Among the typical issues reported, multiple platforms set unreasonable terms in their promotion rules, unilaterally absolving themselves of legal responsibilities. For instance, Pinduoduo stipulates that it "shall not be liable for disputes related to commodities," while Xiaohongshu states that consumers "continue to participate, regarded as agreement" to rule changes, effectively depriving consumers of their right to negotiate.

Simultaneously, some platforms fail to prominently display promotion rules or provide incomplete core information such as winning probabilities. The intervention of regulatory authorities aims to rectify these overbearing terms that exacerbate difficulties for consumers in defending their rights and to restore a fair market environment.

3. Stabilizing the Industry Ecosystem

Irrational subsidies distort price mechanisms and undermine supply chain quality and industrial upgrading capabilities in the long term. The robust intervention of regulatory authorities will put an end to the extensive development model of "burning money to scale" and redirect resources toward technological innovation, service upgrades, and supply chain optimization. Henceforth, e-commerce, content e-commerce, and social e-commerce will all enter a new phase of compliant and refined operations. In essence, regulatory intervention facilitates the industry's transition from wild growth to high-quality development.

Overall, the collective interview of the five major e-commerce platforms represents a precise strike by regulators against the chronic issue of cutthroat low-price competition in the e-commerce industry. It serves as a warning to platforms to abandon the extensive expansion model of burning money for traffic and guides the industry toward compliant, healthy, and sustainable high-quality development. This is undoubtedly a positive step forward!

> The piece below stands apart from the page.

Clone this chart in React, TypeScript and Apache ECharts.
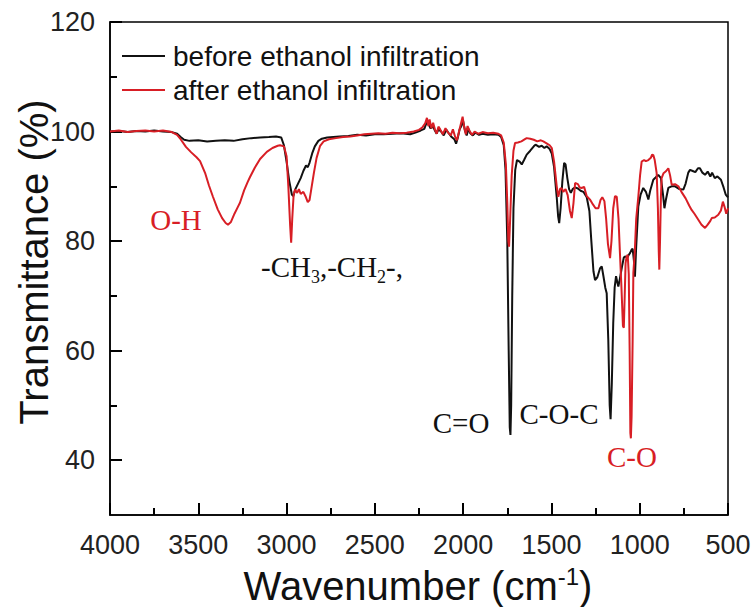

In my opinion, this interview marks a milestone in platform economy governance: it is not about restricting development but recalibrating direction—shifting from involutionary zero-sum games to win-win coexistence and from a traffic-first approach to a value-based one. For consumers, there are no 'billion-yuan subsidies' that materialize out of thin air—only more transparent rules, more genuine quality, and more reliable safeguards. This implies that this year's 618 shopping festival will feature a healthier consumer environment, and consumers will also become more discerning. What are your thoughts?